The federal fair housing laws are a collection of seven different laws that were enacted over a 100-year time period. These laws are:

  • Civil Rights Act of 1866, which prohibits discrimination based on race.

  • Fair Housing Act of 1968 (Title VIII of the Civil Rights Act of 1968), which prohibits discrimination in housing based on race, color, religion or national origin.

  • Section 504 of the Rehabilitation Act of 1973, which prohibits discrimination against persons with disabilities in any program or activity receiving Federal financial assistance.
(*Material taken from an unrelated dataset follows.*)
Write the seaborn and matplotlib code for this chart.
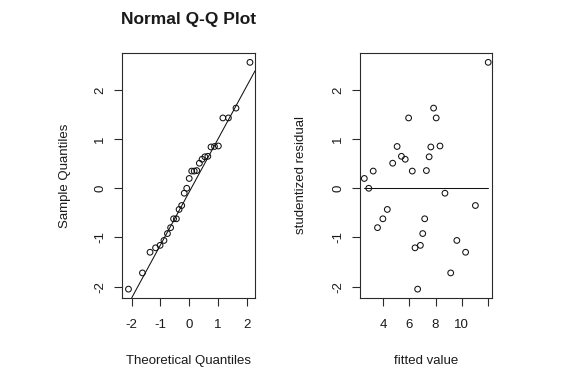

Any housing that receives federal funds, in whole or in part, directly or indirectly (such as loan guarantees), falls within the scope of this Act.

  • Housing and Community Development Act of 1974, which prohibits discrimination in housing based upon sex.

  • Equal Credit Opportunity Act of 1974, which prohibits discrimination in lending based upon race, color, religion, national origin, sex, age, marital status, and because a person is depending on public assistance income. Note that ECOA only applies to mortgage lending and not to other aspects of housing.

  • Fair Housing Amendments of 1988, which amended the Fair Housing Act of 1968 by prohibiting discrimination in housing based upon disability or familial status which refers to the presence of child under 18 and pregnant women). The 1988 amendment also created an exemption to the provisions barring discrimination based upon familial status for those housing developments that qualify as housing for persons age 55 or older. The Act also strengthened the administrative and judicial enforcement process for HUD complaints and provided monetary penalties in cases where housing discrimination is found.

  • Title II of the Americans with Disabilities Act of 1990 (ADA), prohibits discrimination against persons with disabilities in all services, programs and activities made available by State and local governments, including those that do not receive Federal financial assistance.

  • The Housing for Older Persons Act of 1995 (HOPA), made several changes to the fifty-five and older exemption provided for in the 1988 Amendments to the Fair Housing Act.

  • The federal fair housing laws protect seven classes of individual from discrimination they are:​

    • Race

    • Color

    • Country of national origin

    • Religion

    • Sex

    • Handicapped individuals (disability)

    • Familial Status (families with children under 18 and pregnant women)

  • Federal fair housing laws are the basic laws which apply throughout the United States. States and local jurisdictions are free to enact laws protecting additional classes of citizens from discrimination.